What is asked: Search the data for the word "chart" and copy every line where it occurs.

------

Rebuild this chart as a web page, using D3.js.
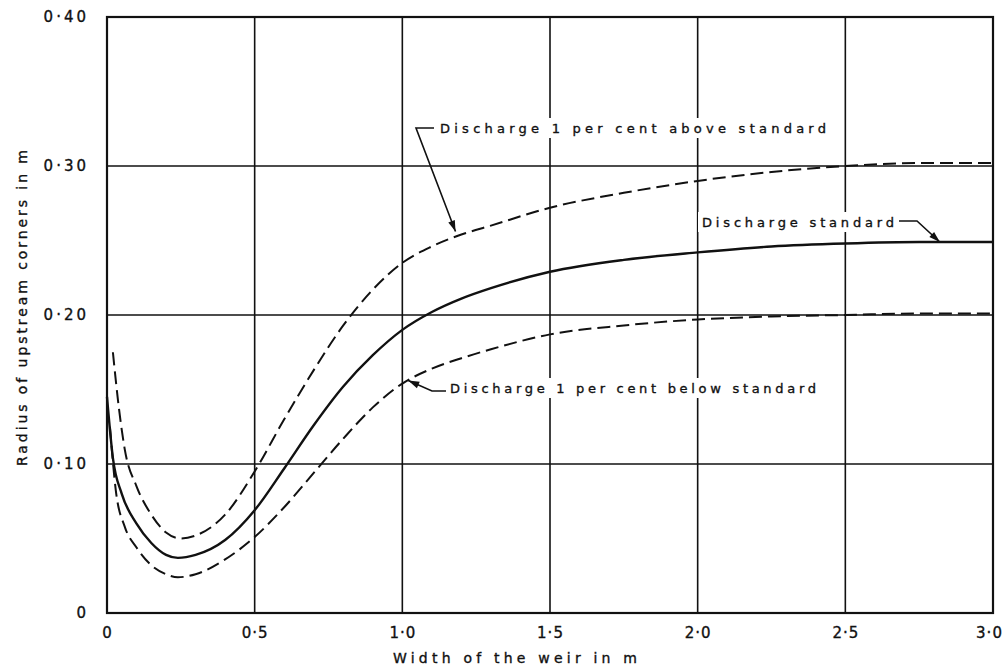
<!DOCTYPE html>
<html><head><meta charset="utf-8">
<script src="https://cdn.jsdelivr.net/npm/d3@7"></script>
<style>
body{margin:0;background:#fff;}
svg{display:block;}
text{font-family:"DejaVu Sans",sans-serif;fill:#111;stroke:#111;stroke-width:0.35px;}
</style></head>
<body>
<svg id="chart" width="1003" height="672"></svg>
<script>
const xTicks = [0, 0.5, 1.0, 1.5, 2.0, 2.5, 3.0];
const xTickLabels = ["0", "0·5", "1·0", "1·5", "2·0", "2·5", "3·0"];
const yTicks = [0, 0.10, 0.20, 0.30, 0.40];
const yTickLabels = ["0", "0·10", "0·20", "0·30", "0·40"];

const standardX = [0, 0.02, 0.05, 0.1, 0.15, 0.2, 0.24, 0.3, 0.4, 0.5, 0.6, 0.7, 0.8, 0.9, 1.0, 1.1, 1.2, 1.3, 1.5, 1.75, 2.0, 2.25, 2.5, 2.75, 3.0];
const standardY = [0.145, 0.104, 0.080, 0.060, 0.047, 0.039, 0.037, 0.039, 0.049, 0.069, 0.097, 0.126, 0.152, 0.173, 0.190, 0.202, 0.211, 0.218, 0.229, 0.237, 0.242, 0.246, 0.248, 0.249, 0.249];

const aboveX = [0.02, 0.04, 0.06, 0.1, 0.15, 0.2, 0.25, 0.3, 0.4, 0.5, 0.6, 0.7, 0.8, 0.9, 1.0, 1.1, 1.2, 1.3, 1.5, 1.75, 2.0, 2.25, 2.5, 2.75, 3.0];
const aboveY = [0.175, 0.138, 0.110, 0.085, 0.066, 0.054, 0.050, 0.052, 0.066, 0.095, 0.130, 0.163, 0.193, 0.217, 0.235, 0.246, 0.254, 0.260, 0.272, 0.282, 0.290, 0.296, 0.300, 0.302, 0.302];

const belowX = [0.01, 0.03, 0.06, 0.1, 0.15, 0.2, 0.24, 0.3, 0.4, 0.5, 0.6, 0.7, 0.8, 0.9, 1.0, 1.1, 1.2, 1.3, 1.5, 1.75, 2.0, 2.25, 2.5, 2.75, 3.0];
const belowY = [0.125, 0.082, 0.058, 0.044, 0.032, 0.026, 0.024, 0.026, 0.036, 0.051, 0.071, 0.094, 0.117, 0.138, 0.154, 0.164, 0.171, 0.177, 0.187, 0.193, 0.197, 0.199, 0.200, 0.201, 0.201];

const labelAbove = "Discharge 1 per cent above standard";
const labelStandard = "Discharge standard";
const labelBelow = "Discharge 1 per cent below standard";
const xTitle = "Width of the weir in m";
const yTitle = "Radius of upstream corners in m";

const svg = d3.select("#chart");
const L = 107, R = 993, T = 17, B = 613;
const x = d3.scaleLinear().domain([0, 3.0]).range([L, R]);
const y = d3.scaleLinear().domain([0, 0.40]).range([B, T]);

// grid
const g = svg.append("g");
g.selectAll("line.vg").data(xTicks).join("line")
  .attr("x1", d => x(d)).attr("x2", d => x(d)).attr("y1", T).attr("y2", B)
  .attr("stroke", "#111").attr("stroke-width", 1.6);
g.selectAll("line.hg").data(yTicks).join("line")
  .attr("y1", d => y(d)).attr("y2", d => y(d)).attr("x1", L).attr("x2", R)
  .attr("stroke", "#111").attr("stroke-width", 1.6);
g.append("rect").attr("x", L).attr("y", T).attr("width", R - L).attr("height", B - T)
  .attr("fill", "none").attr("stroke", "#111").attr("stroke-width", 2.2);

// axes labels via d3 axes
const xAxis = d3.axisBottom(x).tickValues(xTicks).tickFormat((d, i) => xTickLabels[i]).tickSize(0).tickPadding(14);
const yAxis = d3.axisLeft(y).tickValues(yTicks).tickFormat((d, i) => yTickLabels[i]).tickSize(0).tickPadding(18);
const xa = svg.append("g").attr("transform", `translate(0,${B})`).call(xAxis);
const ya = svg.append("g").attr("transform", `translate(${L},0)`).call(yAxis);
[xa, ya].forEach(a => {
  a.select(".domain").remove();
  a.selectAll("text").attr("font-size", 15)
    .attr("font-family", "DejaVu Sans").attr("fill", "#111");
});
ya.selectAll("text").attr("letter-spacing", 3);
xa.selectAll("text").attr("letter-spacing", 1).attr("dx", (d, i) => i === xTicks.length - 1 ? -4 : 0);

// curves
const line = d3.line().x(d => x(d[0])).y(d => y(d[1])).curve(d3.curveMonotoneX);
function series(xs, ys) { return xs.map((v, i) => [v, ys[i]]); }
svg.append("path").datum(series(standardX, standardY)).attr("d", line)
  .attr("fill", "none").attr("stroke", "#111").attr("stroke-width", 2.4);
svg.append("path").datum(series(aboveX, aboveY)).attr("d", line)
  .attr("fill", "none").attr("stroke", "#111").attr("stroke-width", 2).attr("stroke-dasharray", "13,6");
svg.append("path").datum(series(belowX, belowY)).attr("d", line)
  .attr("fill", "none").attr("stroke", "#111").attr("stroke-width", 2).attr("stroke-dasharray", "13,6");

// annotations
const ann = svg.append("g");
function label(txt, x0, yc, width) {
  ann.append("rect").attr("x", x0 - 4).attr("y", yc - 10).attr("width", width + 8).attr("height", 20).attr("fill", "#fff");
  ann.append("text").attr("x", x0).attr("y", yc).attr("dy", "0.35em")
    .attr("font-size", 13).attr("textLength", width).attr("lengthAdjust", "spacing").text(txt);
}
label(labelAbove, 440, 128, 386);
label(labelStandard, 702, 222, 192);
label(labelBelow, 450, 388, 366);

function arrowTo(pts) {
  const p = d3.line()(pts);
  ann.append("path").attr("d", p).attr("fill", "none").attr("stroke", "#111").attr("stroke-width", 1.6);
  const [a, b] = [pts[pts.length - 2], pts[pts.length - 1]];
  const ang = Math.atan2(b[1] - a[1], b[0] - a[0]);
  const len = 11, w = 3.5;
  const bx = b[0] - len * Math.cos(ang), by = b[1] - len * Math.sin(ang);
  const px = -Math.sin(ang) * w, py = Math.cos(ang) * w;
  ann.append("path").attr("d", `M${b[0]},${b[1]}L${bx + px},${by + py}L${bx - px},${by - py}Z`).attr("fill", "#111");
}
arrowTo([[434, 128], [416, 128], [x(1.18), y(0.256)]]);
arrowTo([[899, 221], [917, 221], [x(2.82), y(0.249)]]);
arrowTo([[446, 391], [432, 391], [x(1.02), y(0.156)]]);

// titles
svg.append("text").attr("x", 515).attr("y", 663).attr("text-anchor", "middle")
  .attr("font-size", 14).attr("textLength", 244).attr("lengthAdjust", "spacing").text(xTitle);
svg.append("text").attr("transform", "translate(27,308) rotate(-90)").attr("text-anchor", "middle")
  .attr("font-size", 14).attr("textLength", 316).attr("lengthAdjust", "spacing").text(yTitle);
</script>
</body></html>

------

Final result:
Rebuild this chart as a web page, using D3.js.
<svg id="chart" width="1003" height="672"></svg>
const svg = d3.select("#chart");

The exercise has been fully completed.